Est-ce qu’on peut imaginer que, finalement, c’est cette histoire familiale forte qui te drive au quotidien et qui fait ta force de caractère ? Car ce qui crève les yeux en t’écoutant et en te fréquentant un peu, c’est ce moral d’acier.
C’est la hargne de se faire tout seul de génération en génération. C’est un truc qui m’a marqué depuis que je suis tout petit, ça se transmet dans l’éducation mais aussi dans l’émotion et l’instinct. Mes grands-parents se sont bagarrés, mes parents aussi et à chaque fois, on arrive à un nouveau palier et le but, c’est d’atteindre le palier suivant.
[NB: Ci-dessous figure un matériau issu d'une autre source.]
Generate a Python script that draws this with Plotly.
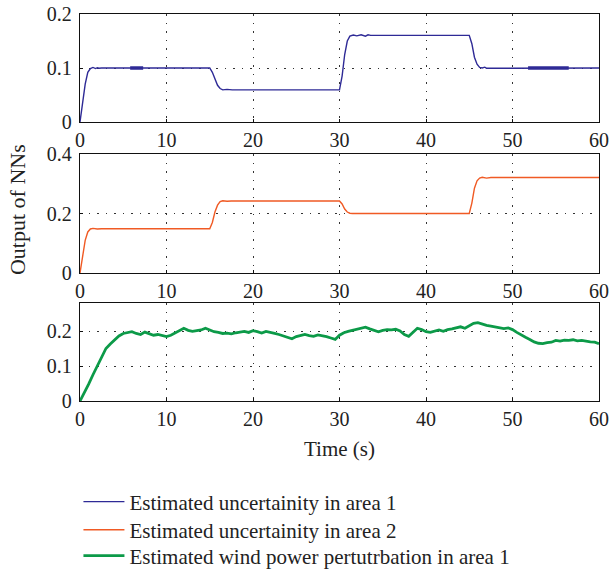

Cette hargne qui est en moi, c’est clairement mon histoire familiale qui fait ça.
Tu as encore du temps à consacrer à tes projets entrepreneuriaux ?
J’ai mon label d’édition dans lequel, pour le moment, je n’ai pas signé grand monde, car j’estime qu’il faut déjà arriver à une certaine échelle à titre perso. Les personnes que je vais signer, je souhaite leur proposer quelque chose de très ambitieux, donc je dois faire mes preuves d’abord.
« J’avais fait un son qui s’appelait « Juste Un Piano » puis j’ai découvert son travail avec Scylla. On s’est checké sur les réseaux et je lui ai proposé de faire un son sur l’idée d’un nouveau « Mon Dico ». Il m’a envoyé la piste deux heures après, j’ai posé dans la foulée, tout ça sans jamais le rencontrer. Un artiste hip-hop comme on en fait peu! »
Tu avais aussi comme ambition de réaliser des musiques de film. Où en est ce projet ?
J’avance avec des réalisateurs. Pour le moment, on est à l’étape de se découvrir, on commence des créations mais c’est beaucoup plus long dans le cinéma, là où la musique est plus spontanée.
Tu vas aussi fouler les planches de L’Olympia l’année prochaine avec Scylla.
Je suis trop chaud ! Les lettres rouges et tout… Même si j’ai déjà eu l’occasion d’y jouer, là, ça va être particulier.